**WHAT IS REQUIRED**
Your task is to repeat the lines below exactly, excluding any pictures they contain.

**GIVEN INFORMATION**
* * *

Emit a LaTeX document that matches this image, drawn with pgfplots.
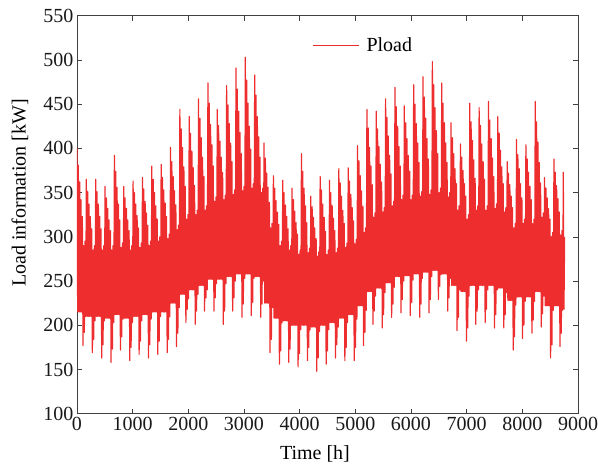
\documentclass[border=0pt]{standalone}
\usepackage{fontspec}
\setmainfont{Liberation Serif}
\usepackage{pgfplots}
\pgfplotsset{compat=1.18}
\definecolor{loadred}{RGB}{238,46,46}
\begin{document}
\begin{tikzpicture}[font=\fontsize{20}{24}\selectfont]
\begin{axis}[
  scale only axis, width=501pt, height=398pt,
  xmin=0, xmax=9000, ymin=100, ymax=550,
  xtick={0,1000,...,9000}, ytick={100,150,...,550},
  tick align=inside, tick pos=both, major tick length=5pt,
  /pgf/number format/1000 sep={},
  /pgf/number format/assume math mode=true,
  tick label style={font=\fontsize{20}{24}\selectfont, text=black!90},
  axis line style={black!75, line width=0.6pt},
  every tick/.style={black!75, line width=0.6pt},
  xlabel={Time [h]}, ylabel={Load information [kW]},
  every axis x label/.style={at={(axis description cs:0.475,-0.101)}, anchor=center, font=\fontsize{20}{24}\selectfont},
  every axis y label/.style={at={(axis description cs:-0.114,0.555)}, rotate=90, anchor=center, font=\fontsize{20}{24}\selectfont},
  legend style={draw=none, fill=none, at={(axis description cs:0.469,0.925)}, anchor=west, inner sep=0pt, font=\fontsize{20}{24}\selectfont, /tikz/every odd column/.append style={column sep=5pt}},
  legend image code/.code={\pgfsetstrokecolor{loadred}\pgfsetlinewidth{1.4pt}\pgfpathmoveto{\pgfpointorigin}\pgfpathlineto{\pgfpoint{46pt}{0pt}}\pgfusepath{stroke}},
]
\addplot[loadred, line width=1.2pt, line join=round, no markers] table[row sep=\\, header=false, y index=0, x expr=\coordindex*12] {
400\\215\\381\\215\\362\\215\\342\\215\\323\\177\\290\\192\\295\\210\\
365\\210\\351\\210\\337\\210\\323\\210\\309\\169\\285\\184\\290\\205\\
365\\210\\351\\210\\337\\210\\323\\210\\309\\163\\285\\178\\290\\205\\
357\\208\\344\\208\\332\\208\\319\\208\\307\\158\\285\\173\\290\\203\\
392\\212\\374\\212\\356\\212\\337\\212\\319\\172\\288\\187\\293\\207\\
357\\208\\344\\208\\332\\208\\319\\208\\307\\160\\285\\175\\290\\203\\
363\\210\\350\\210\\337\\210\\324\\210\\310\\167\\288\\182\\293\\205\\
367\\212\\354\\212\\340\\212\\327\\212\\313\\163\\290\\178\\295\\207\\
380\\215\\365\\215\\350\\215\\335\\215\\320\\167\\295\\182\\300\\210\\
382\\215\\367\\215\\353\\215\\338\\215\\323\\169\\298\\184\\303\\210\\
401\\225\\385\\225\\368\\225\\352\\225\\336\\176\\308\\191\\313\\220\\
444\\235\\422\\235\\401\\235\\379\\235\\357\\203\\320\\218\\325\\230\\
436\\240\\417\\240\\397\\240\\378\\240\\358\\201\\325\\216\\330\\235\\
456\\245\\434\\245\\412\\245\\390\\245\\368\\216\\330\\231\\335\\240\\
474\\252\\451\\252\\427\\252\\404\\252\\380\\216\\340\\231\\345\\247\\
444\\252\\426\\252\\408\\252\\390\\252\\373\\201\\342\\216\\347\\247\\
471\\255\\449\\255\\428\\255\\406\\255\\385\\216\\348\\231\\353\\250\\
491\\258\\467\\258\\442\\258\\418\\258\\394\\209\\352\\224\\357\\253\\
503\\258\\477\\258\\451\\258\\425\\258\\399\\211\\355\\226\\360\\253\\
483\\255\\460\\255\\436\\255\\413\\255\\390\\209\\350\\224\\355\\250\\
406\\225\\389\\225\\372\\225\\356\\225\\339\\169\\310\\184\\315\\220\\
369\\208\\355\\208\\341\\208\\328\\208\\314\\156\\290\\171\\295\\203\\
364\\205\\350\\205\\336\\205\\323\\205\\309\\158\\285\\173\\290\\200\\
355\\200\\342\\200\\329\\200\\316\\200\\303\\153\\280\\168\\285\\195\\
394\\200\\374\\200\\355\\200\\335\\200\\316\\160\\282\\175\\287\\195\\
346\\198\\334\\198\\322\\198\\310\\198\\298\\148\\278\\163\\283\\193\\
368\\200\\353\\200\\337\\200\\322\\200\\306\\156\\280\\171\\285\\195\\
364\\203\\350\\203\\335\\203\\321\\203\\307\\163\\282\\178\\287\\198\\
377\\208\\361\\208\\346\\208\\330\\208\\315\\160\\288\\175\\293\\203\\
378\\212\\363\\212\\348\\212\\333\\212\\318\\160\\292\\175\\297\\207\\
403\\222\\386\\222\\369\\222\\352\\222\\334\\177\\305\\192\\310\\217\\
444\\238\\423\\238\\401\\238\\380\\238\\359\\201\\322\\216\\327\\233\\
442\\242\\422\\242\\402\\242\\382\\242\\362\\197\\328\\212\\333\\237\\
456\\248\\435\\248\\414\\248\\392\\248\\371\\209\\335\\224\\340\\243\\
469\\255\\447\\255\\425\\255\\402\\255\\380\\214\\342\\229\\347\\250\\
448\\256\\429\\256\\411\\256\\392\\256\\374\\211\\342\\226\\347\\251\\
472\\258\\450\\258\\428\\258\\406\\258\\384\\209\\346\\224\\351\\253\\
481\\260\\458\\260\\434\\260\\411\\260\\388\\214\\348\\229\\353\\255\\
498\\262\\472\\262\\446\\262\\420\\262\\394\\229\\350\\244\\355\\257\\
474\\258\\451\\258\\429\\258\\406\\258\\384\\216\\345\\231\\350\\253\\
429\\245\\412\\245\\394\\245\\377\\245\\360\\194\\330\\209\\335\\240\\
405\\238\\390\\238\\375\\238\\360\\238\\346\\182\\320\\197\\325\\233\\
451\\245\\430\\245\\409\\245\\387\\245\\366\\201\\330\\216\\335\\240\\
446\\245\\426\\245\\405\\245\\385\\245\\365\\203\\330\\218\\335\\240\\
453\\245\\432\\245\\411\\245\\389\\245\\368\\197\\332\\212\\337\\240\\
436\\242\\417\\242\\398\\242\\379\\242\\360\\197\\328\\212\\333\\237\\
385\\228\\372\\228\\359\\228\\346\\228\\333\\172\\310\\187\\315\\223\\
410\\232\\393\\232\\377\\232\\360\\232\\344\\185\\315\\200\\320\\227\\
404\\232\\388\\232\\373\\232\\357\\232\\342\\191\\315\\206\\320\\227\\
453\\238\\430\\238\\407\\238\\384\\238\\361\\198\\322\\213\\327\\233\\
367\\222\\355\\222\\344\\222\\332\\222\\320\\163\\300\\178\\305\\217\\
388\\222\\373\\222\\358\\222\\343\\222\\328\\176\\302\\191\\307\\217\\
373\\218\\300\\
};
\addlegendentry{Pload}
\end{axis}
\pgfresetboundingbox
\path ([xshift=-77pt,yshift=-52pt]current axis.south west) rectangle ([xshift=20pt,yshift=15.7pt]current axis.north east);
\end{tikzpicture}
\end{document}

* * *

**TASK RESPONSE**
Emit a LaTeX document that matches this image, drawn with pgfplots.
\documentclass[border=0pt]{standalone}
\usepackage{fontspec}
\setmainfont{Liberation Serif}
\usepackage{pgfplots}
\pgfplotsset{compat=1.18}
\definecolor{loadred}{RGB}{238,46,46}
\begin{document}
\begin{tikzpicture}[font=\fontsize{20}{24}\selectfont]
\begin{axis}[
  scale only axis, width=501pt, height=398pt,
  xmin=0, xmax=9000, ymin=100, ymax=550,
  xtick={0,1000,...,9000}, ytick={100,150,...,550},
  tick align=inside, tick pos=both, major tick length=5pt,
  /pgf/number format/1000 sep={},
  /pgf/number format/assume math mode=true,
  tick label style={font=\fontsize{20}{24}\selectfont, text=black!90},
  axis line style={black!75, line width=0.6pt},
  every tick/.style={black!75, line width=0.6pt},
  xlabel={Time [h]}, ylabel={Load information [kW]},
  every axis x label/.style={at={(axis description cs:0.475,-0.101)}, anchor=center, font=\fontsize{20}{24}\selectfont},
  every axis y label/.style={at={(axis description cs:-0.114,0.555)}, rotate=90, anchor=center, font=\fontsize{20}{24}\selectfont},
  legend style={draw=none, fill=none, at={(axis description cs:0.469,0.925)}, anchor=west, inner sep=0pt, font=\fontsize{20}{24}\selectfont, /tikz/every odd column/.append style={column sep=5pt}},
  legend image code/.code={\pgfsetstrokecolor{loadred}\pgfsetlinewidth{1.4pt}\pgfpathmoveto{\pgfpointorigin}\pgfpathlineto{\pgfpoint{46pt}{0pt}}\pgfusepath{stroke}},
]
\addplot[loadred, line width=1.2pt, line join=round, no markers] table[row sep=\\, header=false, y index=0, x expr=\coordindex*12] {
400\\215\\381\\215\\362\\215\\342\\215\\323\\177\\290\\192\\295\\210\\
365\\210\\351\\210\\337\\210\\323\\210\\309\\169\\285\\184\\290\\205\\
365\\210\\351\\210\\337\\210\\323\\210\\309\\163\\285\\178\\290\\205\\
357\\208\\344\\208\\332\\208\\319\\208\\307\\158\\285\\173\\290\\203\\
392\\212\\374\\212\\356\\212\\337\\212\\319\\172\\288\\187\\293\\207\\
357\\208\\344\\208\\332\\208\\319\\208\\307\\160\\285\\175\\290\\203\\
363\\210\\350\\210\\337\\210\\324\\210\\310\\167\\288\\182\\293\\205\\
367\\212\\354\\212\\340\\212\\327\\212\\313\\163\\290\\178\\295\\207\\
380\\215\\365\\215\\350\\215\\335\\215\\320\\167\\295\\182\\300\\210\\
382\\215\\367\\215\\353\\215\\338\\215\\323\\169\\298\\184\\303\\210\\
401\\225\\385\\225\\368\\225\\352\\225\\336\\176\\308\\191\\313\\220\\
444\\235\\422\\235\\401\\235\\379\\235\\357\\203\\320\\218\\325\\230\\
436\\240\\417\\240\\397\\240\\378\\240\\358\\201\\325\\216\\330\\235\\
456\\245\\434\\245\\412\\245\\390\\245\\368\\216\\330\\231\\335\\240\\
474\\252\\451\\252\\427\\252\\404\\252\\380\\216\\340\\231\\345\\247\\
444\\252\\426\\252\\408\\252\\390\\252\\373\\201\\342\\216\\347\\247\\
471\\255\\449\\255\\428\\255\\406\\255\\385\\216\\348\\231\\353\\250\\
491\\258\\467\\258\\442\\258\\418\\258\\394\\209\\352\\224\\357\\253\\
503\\258\\477\\258\\451\\258\\425\\258\\399\\211\\355\\226\\360\\253\\
483\\255\\460\\255\\436\\255\\413\\255\\390\\209\\350\\224\\355\\250\\
406\\225\\389\\225\\372\\225\\356\\225\\339\\169\\310\\184\\315\\220\\
369\\208\\355\\208\\341\\208\\328\\208\\314\\156\\290\\171\\295\\203\\
364\\205\\350\\205\\336\\205\\323\\205\\309\\158\\285\\173\\290\\200\\
355\\200\\342\\200\\329\\200\\316\\200\\303\\153\\280\\168\\285\\195\\
394\\200\\374\\200\\355\\200\\335\\200\\316\\160\\282\\175\\287\\195\\
346\\198\\334\\198\\322\\198\\310\\198\\298\\148\\278\\163\\283\\193\\
368\\200\\353\\200\\337\\200\\322\\200\\306\\156\\280\\171\\285\\195\\
364\\203\\350\\203\\335\\203\\321\\203\\307\\163\\282\\178\\287\\198\\
377\\208\\361\\208\\346\\208\\330\\208\\315\\160\\288\\175\\293\\203\\
378\\212\\363\\212\\348\\212\\333\\212\\318\\160\\292\\175\\297\\207\\
403\\222\\386\\222\\369\\222\\352\\222\\334\\177\\305\\192\\310\\217\\
444\\238\\423\\238\\401\\238\\380\\238\\359\\201\\322\\216\\327\\233\\
442\\242\\422\\242\\402\\242\\382\\242\\362\\197\\328\\212\\333\\237\\
456\\248\\435\\248\\414\\248\\392\\248\\371\\209\\335\\224\\340\\243\\
469\\255\\447\\255\\425\\255\\402\\255\\380\\214\\342\\229\\347\\250\\
448\\256\\429\\256\\411\\256\\392\\256\\374\\211\\342\\226\\347\\251\\
472\\258\\450\\258\\428\\258\\406\\258\\384\\209\\346\\224\\351\\253\\
481\\260\\458\\260\\434\\260\\411\\260\\388\\214\\348\\229\\353\\255\\
498\\262\\472\\262\\446\\262\\420\\262\\394\\229\\350\\244\\355\\257\\
474\\258\\451\\258\\429\\258\\406\\258\\384\\216\\345\\231\\350\\253\\
429\\245\\412\\245\\394\\245\\377\\245\\360\\194\\330\\209\\335\\240\\
405\\238\\390\\238\\375\\238\\360\\238\\346\\182\\320\\197\\325\\233\\
451\\245\\430\\245\\409\\245\\387\\245\\366\\201\\330\\216\\335\\240\\
446\\245\\426\\245\\405\\245\\385\\245\\365\\203\\330\\218\\335\\240\\
453\\245\\432\\245\\411\\245\\389\\245\\368\\197\\332\\212\\337\\240\\
436\\242\\417\\242\\398\\242\\379\\242\\360\\197\\328\\212\\333\\237\\
385\\228\\372\\228\\359\\228\\346\\228\\333\\172\\310\\187\\315\\223\\
410\\232\\393\\232\\377\\232\\360\\232\\344\\185\\315\\200\\320\\227\\
404\\232\\388\\232\\373\\232\\357\\232\\342\\191\\315\\206\\320\\227\\
453\\238\\430\\238\\407\\238\\384\\238\\361\\198\\322\\213\\327\\233\\
367\\222\\355\\222\\344\\222\\332\\222\\320\\163\\300\\178\\305\\217\\
388\\222\\373\\222\\358\\222\\343\\222\\328\\176\\302\\191\\307\\217\\
373\\218\\300\\
};
\addlegendentry{Pload}
\end{axis}
\pgfresetboundingbox
\path ([xshift=-77pt,yshift=-52pt]current axis.south west) rectangle ([xshift=20pt,yshift=15.7pt]current axis.north east);
\end{tikzpicture}
\end{document}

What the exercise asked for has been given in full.